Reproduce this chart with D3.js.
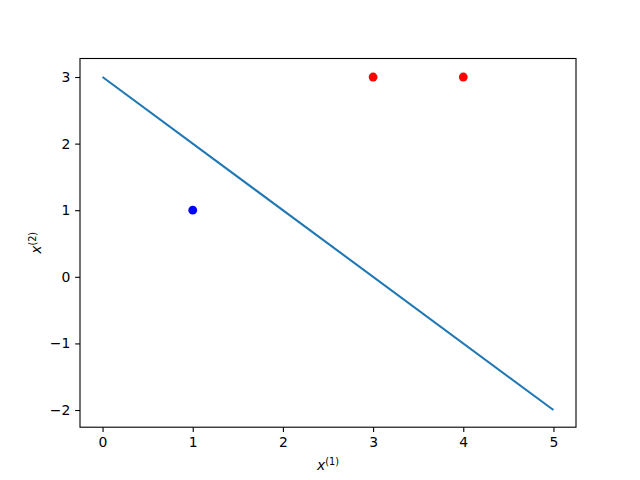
<!DOCTYPE html>
<html><head><meta charset="utf-8">
<script src="https://cdn.jsdelivr.net/npm/d3@7"></script>
<style>body{margin:0;background:#fff}svg{display:block}</style>
</head><body>
<script>
const lineX = [0, 5];
const lineY = [3, -2];
const bluePoints = [[1, 1]];
const redPoints = [[3, 3], [4, 3]];
const xTicks = [0, 1, 2, 3, 4, 5];
const yTicks = [-2, -1, 0, 1, 2, 3];

const W = 640, H = 480;
const L = 80, R = 576, T = 58.5, B = 427.2;
const FS = 13.9;
const svg = d3.select("body").append("svg").attr("width", W).attr("height", H)
  .style("font-family", "DejaVu Sans");
const x = d3.scaleLinear().domain([-0.25, 5.25]).range([L, R]);
const y = d3.scaleLinear().domain([-2.258, 3.278]).range([B, T]);

const line = d3.line().x(d => x(d[0])).y(d => y(d[1]));
svg.append("path").datum(lineX.map((v, i) => [v, lineY[i]]))
  .attr("d", line).attr("fill", "none").attr("stroke", "#1f77b4").attr("stroke-width", 2.08);

svg.selectAll("circle.b").data(bluePoints).enter().append("circle")
  .attr("cx", d => x(d[0])).attr("cy", d => y(d[1])).attr("r", 4.4).attr("fill", "blue");
svg.selectAll("circle.r").data(redPoints).enter().append("circle")
  .attr("cx", d => x(d[0])).attr("cy", d => y(d[1])).attr("r", 4.4).attr("fill", "red");

const xa = svg.append("g").attr("transform", `translate(0,${B})`)
  .call(d3.axisBottom(x).tickValues(xTicks).tickSize(4.86).tickPadding(4.86).tickFormat(d3.format("d")));
const ya = svg.append("g").attr("transform", `translate(${L},0)`)
  .call(d3.axisLeft(y).tickValues(yTicks).tickSize(4.86).tickPadding(4.86).tickFormat(d => d < 0 ? "\u2212" + Math.abs(d) : d));
[xa, ya].forEach(a => {
  a.selectAll("text").attr("font-size", FS).attr("font-family", "DejaVu Sans").attr("fill", "#000");
  a.selectAll("line").attr("stroke", "#000").attr("stroke-width", 1.1);
  a.select(".domain").remove();
});
svg.append("rect").attr("x", L).attr("y", T).attr("width", R - L).attr("height", B - T)
  .attr("fill", "none").attr("stroke", "#000").attr("stroke-width", 1.1);

const xl = svg.append("text").attr("x", (L + R) / 2).attr("y", 470).attr("text-anchor", "middle")
  .attr("font-size", FS);
xl.append("tspan").attr("font-style", "italic").text("x");
xl.append("tspan").attr("font-size", 9.7).attr("dy", -5).text("(1)");

const yl = svg.append("text").attr("transform", `translate(41,${(T + B) / 2}) rotate(-90)`)
  .attr("text-anchor", "middle").attr("font-size", FS);
yl.append("tspan").attr("font-style", "italic").text("x");
yl.append("tspan").attr("font-size", 9.7).attr("dy", -5).text("(2)");
</script>
</body></html>
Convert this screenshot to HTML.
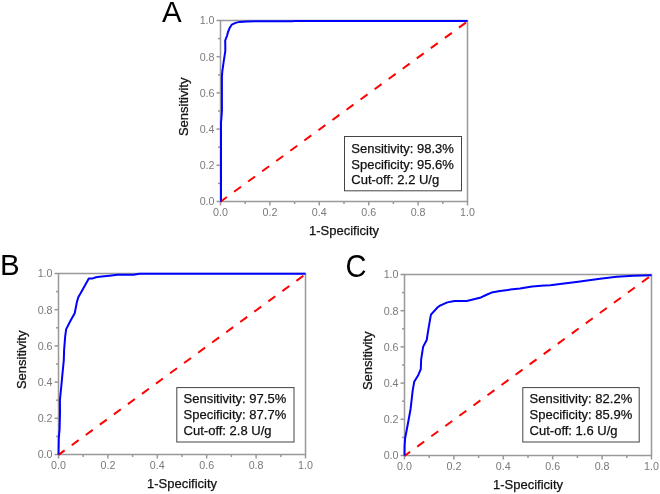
<!DOCTYPE html>
<html><head><meta charset="utf-8"><style>
html,body{margin:0;padding:0;background:#fff;}
body{width:660px;height:494px;overflow:hidden;}
svg{display:block;will-change:transform;font-family:"Liberation Sans",sans-serif;}
</style></head><body>
<svg width="660" height="494" viewBox="0 0 660 494">
<rect width="660" height="494" fill="#fff"/>
<g stroke="#999999" stroke-width="1.5" fill="none"><line x1="220.50" y1="201.50" x2="220.50" y2="205.50"/><line x1="216.50" y1="201.50" x2="220.50" y2="201.50"/><line x1="245.20" y1="201.50" x2="245.20" y2="204.00"/><line x1="218.00" y1="183.40" x2="220.50" y2="183.40"/><line x1="269.90" y1="201.50" x2="269.90" y2="205.50"/><line x1="216.50" y1="165.30" x2="220.50" y2="165.30"/><line x1="294.60" y1="201.50" x2="294.60" y2="204.00"/><line x1="218.00" y1="147.20" x2="220.50" y2="147.20"/><line x1="319.30" y1="201.50" x2="319.30" y2="205.50"/><line x1="216.50" y1="129.10" x2="220.50" y2="129.10"/><line x1="344.00" y1="201.50" x2="344.00" y2="204.00"/><line x1="218.00" y1="111.00" x2="220.50" y2="111.00"/><line x1="368.70" y1="201.50" x2="368.70" y2="205.50"/><line x1="216.50" y1="92.90" x2="220.50" y2="92.90"/><line x1="393.40" y1="201.50" x2="393.40" y2="204.00"/><line x1="218.00" y1="74.80" x2="220.50" y2="74.80"/><line x1="418.10" y1="201.50" x2="418.10" y2="205.50"/><line x1="216.50" y1="56.70" x2="220.50" y2="56.70"/><line x1="442.80" y1="201.50" x2="442.80" y2="204.00"/><line x1="218.00" y1="38.60" x2="220.50" y2="38.60"/><line x1="467.50" y1="201.50" x2="467.50" y2="205.50"/><line x1="216.50" y1="20.50" x2="220.50" y2="20.50"/><rect x="220.5" y="20.5" width="247" height="181"/></g>
<g fill="#7a7a7a" font-size="10.7"><text x="220.50" y="216.20" text-anchor="middle">0.0</text><text x="214.50" y="205.30" text-anchor="end">0.0</text><text x="269.90" y="216.20" text-anchor="middle">0.2</text><text x="214.50" y="169.10" text-anchor="end">0.2</text><text x="319.30" y="216.20" text-anchor="middle">0.4</text><text x="214.50" y="132.90" text-anchor="end">0.4</text><text x="368.70" y="216.20" text-anchor="middle">0.6</text><text x="214.50" y="96.70" text-anchor="end">0.6</text><text x="418.10" y="216.20" text-anchor="middle">0.8</text><text x="214.50" y="60.50" text-anchor="end">0.8</text><text x="467.50" y="216.20" text-anchor="middle">1.0</text><text x="214.50" y="24.30" text-anchor="end">1.0</text></g>
<text x="344.00" y="235.00" text-anchor="middle" font-size="13" fill="#111" stroke="#111" stroke-width="0.25">1-Specificity</text>
<text transform="translate(187.70,106.85) rotate(-90) scale(1,1.04)" text-anchor="middle" font-size="13" fill="#111" stroke="#111" stroke-width="0.25">Sensitivity</text>
<line x1="220.5" y1="201.7" x2="467.5" y2="21.4" stroke="#ff0000" stroke-width="2" stroke-dasharray="8.6 8.8" stroke-dashoffset="0.6"/>
<polyline points="220.99,201.50 220.99,121.86 221.29,120.05 221.91,111.00 221.91,76.39 222.30,71.31 223.61,62.20 225.29,51.09 225.29,45.01 225.19,40.50 227.09,35.60 228.01,31.99 229.81,27.70 231.69,24.70 235.59,22.91 239.30,21.89 247.10,21.60 255.08,21.30 292.13,21.30 294.60,20.90 467.50,20.90" fill="none" stroke="#0000ff" stroke-width="2" stroke-linejoin="round"/>
<rect x="344.5" y="136.5" width="117.00" height="54.30" fill="#fff" stroke="#444" stroke-width="1"/>
<text x="351.30" y="152.60" font-size="13" fill="#111" stroke="#111" stroke-width="0.25">Sensitivity: 98.3%</text>
<text x="351.30" y="168.50" font-size="13" fill="#111" stroke="#111" stroke-width="0.25">Specificity: 95.6%</text>
<text x="351.30" y="184.40" font-size="13" fill="#111" stroke="#111" stroke-width="0.25">Cut-off: 2.2 U/g</text>
<text transform="translate(161.9,21.6) scale(1,1.015)" font-size="29.5" fill="#000">A</text>
<g stroke="#999999" stroke-width="1.5" fill="none"><line x1="58.50" y1="454.50" x2="58.50" y2="458.50"/><line x1="54.50" y1="454.50" x2="58.50" y2="454.50"/><line x1="83.20" y1="454.50" x2="83.20" y2="457.00"/><line x1="56.00" y1="436.40" x2="58.50" y2="436.40"/><line x1="107.90" y1="454.50" x2="107.90" y2="458.50"/><line x1="54.50" y1="418.30" x2="58.50" y2="418.30"/><line x1="132.60" y1="454.50" x2="132.60" y2="457.00"/><line x1="56.00" y1="400.20" x2="58.50" y2="400.20"/><line x1="157.30" y1="454.50" x2="157.30" y2="458.50"/><line x1="54.50" y1="382.10" x2="58.50" y2="382.10"/><line x1="182.00" y1="454.50" x2="182.00" y2="457.00"/><line x1="56.00" y1="364.00" x2="58.50" y2="364.00"/><line x1="206.70" y1="454.50" x2="206.70" y2="458.50"/><line x1="54.50" y1="345.90" x2="58.50" y2="345.90"/><line x1="231.40" y1="454.50" x2="231.40" y2="457.00"/><line x1="56.00" y1="327.80" x2="58.50" y2="327.80"/><line x1="256.10" y1="454.50" x2="256.10" y2="458.50"/><line x1="54.50" y1="309.70" x2="58.50" y2="309.70"/><line x1="280.80" y1="454.50" x2="280.80" y2="457.00"/><line x1="56.00" y1="291.60" x2="58.50" y2="291.60"/><line x1="305.50" y1="454.50" x2="305.50" y2="458.50"/><line x1="54.50" y1="273.50" x2="58.50" y2="273.50"/><rect x="58.5" y="273.5" width="247" height="181"/></g>
<g fill="#7a7a7a" font-size="10.7"><text x="58.50" y="469.20" text-anchor="middle">0.0</text><text x="52.50" y="458.30" text-anchor="end">0.0</text><text x="107.90" y="469.20" text-anchor="middle">0.2</text><text x="52.50" y="422.10" text-anchor="end">0.2</text><text x="157.30" y="469.20" text-anchor="middle">0.4</text><text x="52.50" y="385.90" text-anchor="end">0.4</text><text x="206.70" y="469.20" text-anchor="middle">0.6</text><text x="52.50" y="349.70" text-anchor="end">0.6</text><text x="256.10" y="469.20" text-anchor="middle">0.8</text><text x="52.50" y="313.50" text-anchor="end">0.8</text><text x="305.50" y="469.20" text-anchor="middle">1.0</text><text x="52.50" y="277.30" text-anchor="end">1.0</text></g>
<text x="182.00" y="488.00" text-anchor="middle" font-size="13" fill="#111" stroke="#111" stroke-width="0.25">1-Specificity</text>
<text transform="translate(25.70,359.85) rotate(-90) scale(1,1.04)" text-anchor="middle" font-size="13" fill="#111" stroke="#111" stroke-width="0.25">Sensitivity</text>
<line x1="58.5" y1="454.9" x2="305.5" y2="274.2" stroke="#ff0000" stroke-width="2" stroke-dasharray="8.6 8.8" stroke-dashoffset="1.0"/>
<polyline points="58.50,454.50 58.80,437.59 59.61,429.30 60.01,411.69 59.91,400.00 61.29,386.41 62.60,372.31 63.81,360.11 64.11,350.01 65.09,337.39 66.11,329.39 70.21,321.30 74.70,313.19 76.90,302.01 78.41,296.90 80.61,293.30 88.81,278.41 92.71,278.41 95.99,277.19 99.50,276.70 109.21,275.71 117.71,274.69 133.49,274.69 139.52,273.86 305.50,273.86" fill="none" stroke="#0000ff" stroke-width="2" stroke-linejoin="round"/>
<rect x="176.8" y="387.6" width="117.20" height="54.40" fill="#fff" stroke="#444" stroke-width="1"/>
<text x="183.60" y="402.80" font-size="13" fill="#111" stroke="#111" stroke-width="0.25">Sensitivity: 97.5%</text>
<text x="183.60" y="418.70" font-size="13" fill="#111" stroke="#111" stroke-width="0.25">Specificity: 87.7%</text>
<text x="183.60" y="434.60" font-size="13" fill="#111" stroke="#111" stroke-width="0.25">Cut-off: 2.8 U/g</text>
<text transform="translate(-0.1,275.4) scale(1,1)" font-size="29.5" fill="#000">B</text>
<g stroke="#999999" stroke-width="1.5" fill="none"><line x1="404.50" y1="455.50" x2="404.50" y2="459.50"/><line x1="400.50" y1="455.50" x2="404.50" y2="455.50"/><line x1="429.20" y1="455.50" x2="429.20" y2="458.00"/><line x1="402.00" y1="437.40" x2="404.50" y2="437.40"/><line x1="453.90" y1="455.50" x2="453.90" y2="459.50"/><line x1="400.50" y1="419.30" x2="404.50" y2="419.30"/><line x1="478.60" y1="455.50" x2="478.60" y2="458.00"/><line x1="402.00" y1="401.20" x2="404.50" y2="401.20"/><line x1="503.30" y1="455.50" x2="503.30" y2="459.50"/><line x1="400.50" y1="383.10" x2="404.50" y2="383.10"/><line x1="528.00" y1="455.50" x2="528.00" y2="458.00"/><line x1="402.00" y1="365.00" x2="404.50" y2="365.00"/><line x1="552.70" y1="455.50" x2="552.70" y2="459.50"/><line x1="400.50" y1="346.90" x2="404.50" y2="346.90"/><line x1="577.40" y1="455.50" x2="577.40" y2="458.00"/><line x1="402.00" y1="328.80" x2="404.50" y2="328.80"/><line x1="602.10" y1="455.50" x2="602.10" y2="459.50"/><line x1="400.50" y1="310.70" x2="404.50" y2="310.70"/><line x1="626.80" y1="455.50" x2="626.80" y2="458.00"/><line x1="402.00" y1="292.60" x2="404.50" y2="292.60"/><line x1="651.50" y1="455.50" x2="651.50" y2="459.50"/><line x1="400.50" y1="274.50" x2="404.50" y2="274.50"/><rect x="404.5" y="274.5" width="247" height="181"/></g>
<g fill="#7a7a7a" font-size="10.7"><text x="404.50" y="470.20" text-anchor="middle">0.0</text><text x="398.50" y="459.30" text-anchor="end">0.0</text><text x="453.90" y="470.20" text-anchor="middle">0.2</text><text x="398.50" y="423.10" text-anchor="end">0.2</text><text x="503.30" y="470.20" text-anchor="middle">0.4</text><text x="398.50" y="386.90" text-anchor="end">0.4</text><text x="552.70" y="470.20" text-anchor="middle">0.6</text><text x="398.50" y="350.70" text-anchor="end">0.6</text><text x="602.10" y="470.20" text-anchor="middle">0.8</text><text x="398.50" y="314.50" text-anchor="end">0.8</text><text x="651.50" y="470.20" text-anchor="middle">1.0</text><text x="398.50" y="278.30" text-anchor="end">1.0</text></g>
<text x="528.00" y="489.00" text-anchor="middle" font-size="13" fill="#111" stroke="#111" stroke-width="0.25">1-Specificity</text>
<text transform="translate(371.70,360.85) rotate(-90) scale(1,1.04)" text-anchor="middle" font-size="13" fill="#111" stroke="#111" stroke-width="0.25">Sensitivity</text>
<line x1="404.5" y1="455.9" x2="651.5" y2="275.3" stroke="#ff0000" stroke-width="2" stroke-dasharray="8.6 8.8" stroke-dashoffset="1.6"/>
<polyline points="404.50,455.50 404.60,445.55 405.09,438.49 407.61,425.27 410.60,408.98 412.70,390.34 414.21,381.83 418.21,375.14 420.80,369.16 421.10,359.93 423.10,346.90 426.71,340.02 428.61,327.89 430.93,314.68 437.70,307.30 439.99,305.63 447.31,302.39 454.49,300.91 466.69,301.00 480.01,297.79 486.01,295.01 491.49,292.60 499.99,291.10 510.29,289.60 520.00,288.40 532.10,286.50 544.20,285.60 550.30,285.20 560.01,284.09 578.19,281.70 600.00,278.70 616.67,276.80 633.30,275.80 651.50,275.22" fill="none" stroke="#0000ff" stroke-width="2" stroke-linejoin="round"/>
<rect x="522.8" y="387.6" width="116.40" height="54.40" fill="#fff" stroke="#444" stroke-width="1"/>
<text x="529.60" y="402.90" font-size="13" fill="#111" stroke="#111" stroke-width="0.25">Sensitivity: 82.2%</text>
<text x="529.60" y="418.80" font-size="13" fill="#111" stroke="#111" stroke-width="0.25">Specificity: 85.9%</text>
<text x="529.60" y="434.70" font-size="13" fill="#111" stroke="#111" stroke-width="0.25">Cut-off: 1.6 U/g</text>
<text transform="translate(345.4,276.8) scale(0.985,1.05)" font-size="29.5" fill="#000">C</text>
</svg></body></html>
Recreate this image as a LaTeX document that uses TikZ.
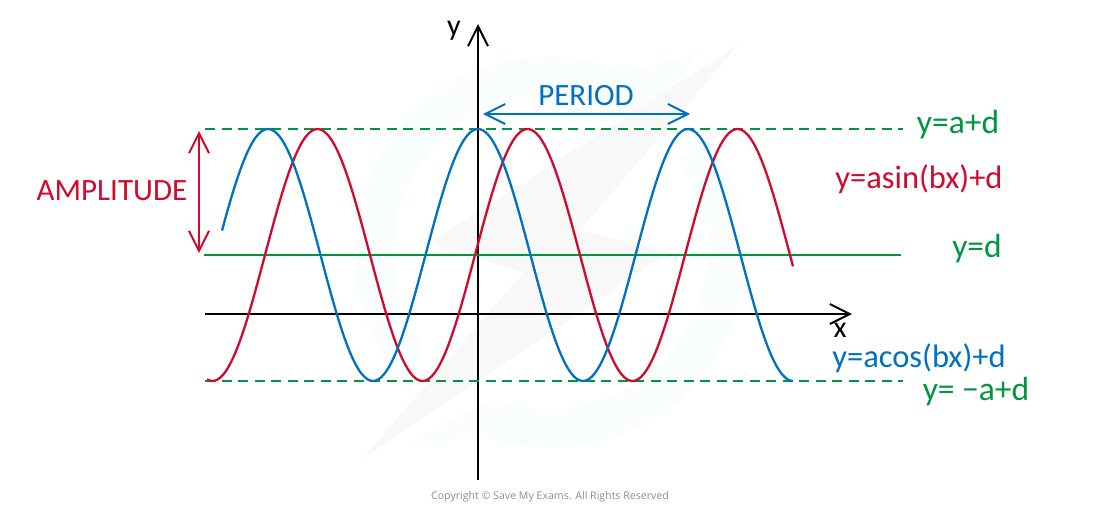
\documentclass[tikz,border=0pt]{standalone}
\usepackage{fontspec}
\setmainfont{Carlito}
\newfontfamily\copyfont{Open Sans}
\usetikzlibrary{arrows.meta}

\definecolor{curvered}{HTML}{CF0A2C}
\definecolor{curveblue}{HTML}{0070C0}
\definecolor{linegreen}{HTML}{009640}
\definecolor{markblue}{HTML}{FAFDFE}
\definecolor{markgrey}{HTML}{F8F8F8}

\tikzset{
  barb/.style={-{Straight Barb[length=20pt,width=20pt,line width=2pt]}},
  twobarb/.style={{Straight Barb[length=20pt,width=20pt,line width=2pt]}-{Straight Barb[length=20pt,width=20pt,line width=2pt]}},
  axisline/.style={draw=black,line width=2pt,barb},
  levelline/.style={draw=linegreen,line width=2.2pt},
  bound/.style={levelline,dash pattern=on 10pt off 6.5pt},
  wave/.style={line width=2.3pt,samples=220,smooth},
  capstext/.style={font=\fontsize{31}{31}\selectfont,inner sep=0pt},
  formula/.style={font=\fontsize{32.5}{33}\selectfont,inner sep=0pt},
  levelname/.style={text=linegreen,font=\fontsize{33.5}{34}\selectfont,inner sep=0pt},
  axistext/.style={font=\fontsize{30}{30}\selectfont,inner sep=0pt},
}

\begin{document}
\begin{tikzpicture}[x=1pt,y=-1pt]
        \useasboundingbox (0,0) rectangle (1100,504);

        \fill[markblue] plot[domain=225:80,samples=40] ({550+196*cos(\x)},{252-196*sin(\x)})
          .. controls (600,62) and (615,72) .. (627,70)
          .. controls (650,66) and (680,58) .. (700,52)
          -- plot[domain=55:215,samples=40] ({550+157*cos(\x)},{252-157*sin(\x)}) -- cycle;
        \fill[markblue] (407,448) .. controls (440,440) and (470,436) .. (499,441)
          -- plot[domain=255:395,samples=40] ({550+196*cos(\x)},{252-196*sin(\x)})
          -- plot[domain=395:250,samples=40] ({550+157*cos(\x)},{252-157*sin(\x)})
          .. controls (470,408) and (440,425) .. (407,448) -- cycle;
        \fill[markgrey] (738,45) -- (430,243) -- (523,273) -- (363,458) -- (670,252) -- (580,230) -- cycle;

        \coordinate (yaxisfoot) at (478,480);
        \coordinate (yaxistip) at (478,24);
        \coordinate (xaxisfoot) at (205,314);
        \coordinate (xaxistip) at (852,314);
        \coordinate (topleft) at (205,129);
        \coordinate (topright) at (903,129);
        \coordinate (midleft) at (204,255);
        \coordinate (midright) at (901,255);
        \coordinate (lowleft) at (205,381);
        \coordinate (lowright) at (903,381);
        \coordinate (ampltop) at (199,131);
        \coordinate (ampllow) at (199,253);
        \coordinate (periodl) at (483,114);
        \coordinate (periodr) at (690,114);

        \draw[axisline] (yaxisfoot) -- (yaxistip);
        \draw[axisline] (xaxisfoot) -- (xaxistip);
        \draw[bound] (topleft) -- (topright);
        \draw[bound] (lowleft) -- (lowright);
        \draw[levelline] (midleft) -- (midright);

        \draw[wave,curvered,domain=207:793] plot (\x,{255-126*cos(1.714286*(\x-527.5))});
        \draw[wave,curveblue,domain=222:793] plot (\x,{255-126*cos(1.714286*(\x-478))});

        \draw[twobarb,curvered,line width=2pt] (ampltop) -- (ampllow);
        \draw[twobarb,curveblue,line width=2pt] (periodl) -- (periodr);

        \node[axistext] (ylabel) at (454,31) {y};
        \node[axistext] (xlabel) at (840,330) {x};
        \node[capstext,text=curvered] (amplitude) at (112,191) {AMPLITUDE};
        \node[capstext,text=curveblue] (period) at (586,96) {PERIOD};
        \node[levelname] (topname) at (958,125) {y=a+d};
        \node[formula,text=curvered] (sinname) at (919,179) {y=asin(bx)+d};
        \node[levelname] (midname) at (977,249) {y=d};
        \node[formula,text=curveblue] (cosname) at (919,358) {y=acos(bx)+d};
        \node[levelname] (lowname) at (976,392) {y= −a+d};
        \node[text=black!45,font=\copyfont\fontsize{10.6}{12}\selectfont,inner sep=0pt] (copyright) at (550,497) {Copyright © Save My Exams. All Rights Reserved};
\end{tikzpicture}
\end{document}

········

### What you will do
Restate the material word for word from its first line through the line containing "const yTicks = [-2, -1, 0, 1, 2, 3];", both included; the pictures do not belong in it.

### Output below
Reproduce this chart with D3.js.
<!DOCTYPE html>
<html><head><meta charset="utf-8">
<script src="https://cdn.jsdelivr.net/npm/d3@7"></script>
<style>body{margin:0;background:#fff}svg{display:block}</style>
</head><body>
<script>
const lineX = [0, 5];
const lineY = [3, -2];
const bluePoints = [[1, 1]];
const redPoints = [[3, 3], [4, 3]];
const xTicks = [0, 1, 2, 3, 4, 5];
const yTicks = [-2, -1, 0, 1, 2, 3];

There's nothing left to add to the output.